Abstract

Transition to efficient lighting technologies, such as fluorescent and LED lamps, is an important strategy to mitigate climate change. However, it also increases the demand for critical materials such as rare earth oxides (REOs). While recycling can alleviate the dependence on primary REOs, recycling these materials from lighting technologies is currently economically infeasible, limiting its adoption. As more REOs will become available for recycling, the economy of scale is expected to reduce the cost, therefore improving their circularity. Here we analyze the effects that the scale of recycling operation and REO prices have on the economic feasibility of REO recycling using dynamic material flow analysis and technology learning curve approaches. Our results show that end-of-life REOs from lighting technologies are expected to peak between 2020 and 2027. Increasing recycling plant capacity can reduce cost from about $7200/t REO phosphors at 100 t/yr capacity to about $2500/t REO phosphors at 1500 t/yr capacity. Nevertheless, we found that REO recycling would not be economically feasible under 2018 REO prices, irrespective of scale.
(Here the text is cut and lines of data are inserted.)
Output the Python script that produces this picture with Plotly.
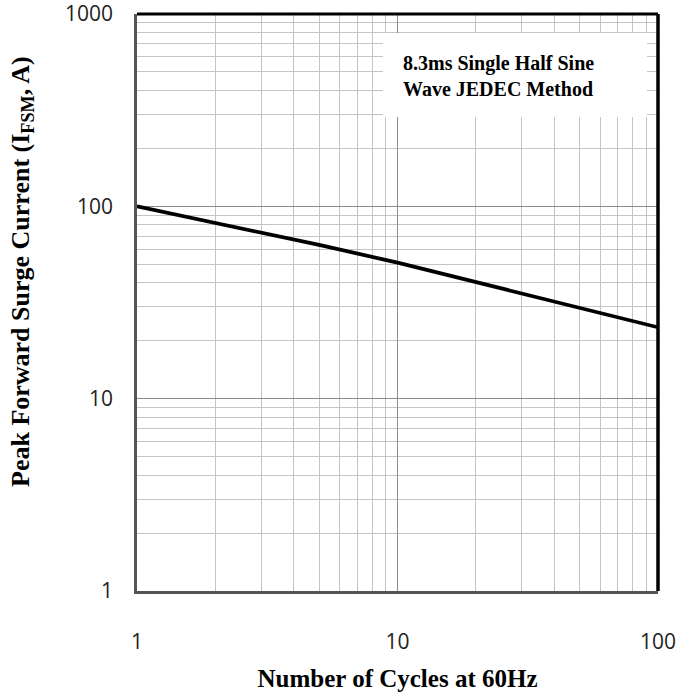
import plotly.graph_objects as go

cycles = [1, 2, 5, 10, 20, 50, 100]
current = [100, 82, 63, 51, 40.5, 29.8, 23.5]
x_ticks = [1, 10, 100]
y_ticks = [1, 10, 100, 1000]

L, R, T, B = 137, 23, 14, 109
W, H = 681, 700
pw, ph = W - L - R, H - T - B

fig = go.Figure()
fig.add_trace(go.Scatter(x=cycles, y=current, mode="lines",
                         line=dict(color="black", width=3.7), showlegend=False,
                         hoverinfo="skip"))

tickfont = dict(family="Open Sans, Liberation Sans, sans-serif", size=21, color="#222")
titlefont_x = dict(family="Liberation Serif, Times New Roman, serif", size=25, color="black")
titlefont_y = dict(family="Liberation Serif, Times New Roman, serif", size=26, color="black")

fig.update_xaxes(type="log", range=[0, 2], tickvals=x_ticks, ticktext=[str(v) for v in x_ticks],
                 showgrid=True, gridcolor="#8c8c8c", gridwidth=1,
                 minor=dict(dtick="D1", showgrid=True, gridcolor="#c4c4c4", gridwidth=1.2, ticks=""),
                 showline=True, linecolor="#555", linewidth=2.5, ticks="",
                 tickfont=tickfont, ticklabelstandoff=30, automargin=False,
                 ticklabeloverflow="allow",
                 title=dict(text="<b>Number of Cycles at 60Hz</b>", font=titlefont_x, standoff=16),
                 zeroline=False)
fig.update_yaxes(type="log", range=[0, 3], tickvals=y_ticks, ticktext=[str(v) for v in y_ticks],
                 showgrid=True, gridcolor="#8c8c8c", gridwidth=1,
                 minor=dict(dtick="D1", showgrid=True, gridcolor="#c4c4c4", gridwidth=1.2, ticks=""),
                 showline=True, linecolor="#555", linewidth=2.5, ticks="",
                 tickfont=tickfont, ticklabelstandoff=17, automargin=False,
                 ticklabeloverflow="allow",
                 zeroline=False)

# y-axis title (placed as rotated text, as in the reference it sits above the plot centre)
fig.add_annotation(xref="paper", yref="paper", x=(22 - L) / pw, y=(H - B - 272) / ph,
                   xanchor="center", yanchor="middle", showarrow=False, textangle=-90,
                   text="<b>Peak Forward Surge Current (I<sub>FSM</sub>, A)</b>", font=titlefont_y)

# top and right black borders
fig.add_shape(type="line", xref="paper", yref="paper", x0=0, x1=1, y0=1, y1=1,
              line=dict(color="black", width=3), layer="above")
fig.add_shape(type="line", xref="paper", yref="paper", x0=1, x1=1, y0=0, y1=1,
              line=dict(color="black", width=3.5), layer="above")

# white box behind the annotation
bx0, bx1, by0, by1 = 383, 647, 33, 117
fig.add_shape(type="rect", xref="paper", yref="paper",
              x0=(bx0 - L) / pw, x1=(bx1 - L) / pw,
              y0=(H - B - by1) / ph, y1=(H - B - by0) / ph,
              fillcolor="white", line=dict(width=0), layer="above")
fig.add_annotation(xref="paper", yref="paper", x=(401 - L) / pw, y=(H - B - 76) / ph,
                   xanchor="left", yanchor="middle", align="left", showarrow=False,
                   text="<b>8.3ms Single Half Sine<br>Wave JEDEC Method</b>",
                   font=dict(family="Liberation Serif, Times New Roman, serif", size=20, color="black"))

fig.update_layout(width=W, height=H, margin=dict(l=L, r=R, t=T, b=B),
                  plot_bgcolor="white", paper_bgcolor="white")

fig.write_html("out.html", config={"displayModeBar": False},
               post_script="document.body.style.margin='0';document.body.style.overflow='hidden';")
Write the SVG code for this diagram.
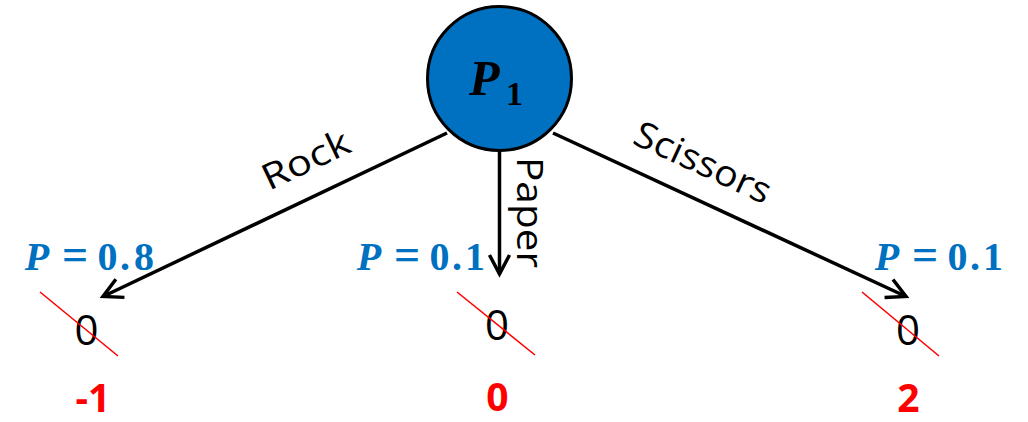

For a plant at 800 t/yr capacity, recycling becomes profitable only after a threefold increase from 2018 REO prices. The break-even point can be further reduced at a larger scale. Our results suggest that scaling-up recycling plants in the course of growing volume of end-of-life lighting technologies alone will not automatically increase REO recycling under current market conditions. Significant improvement of REO recycling rate in lighting technologies would therefore require substantially higher REO prices or commensurate policy interventions.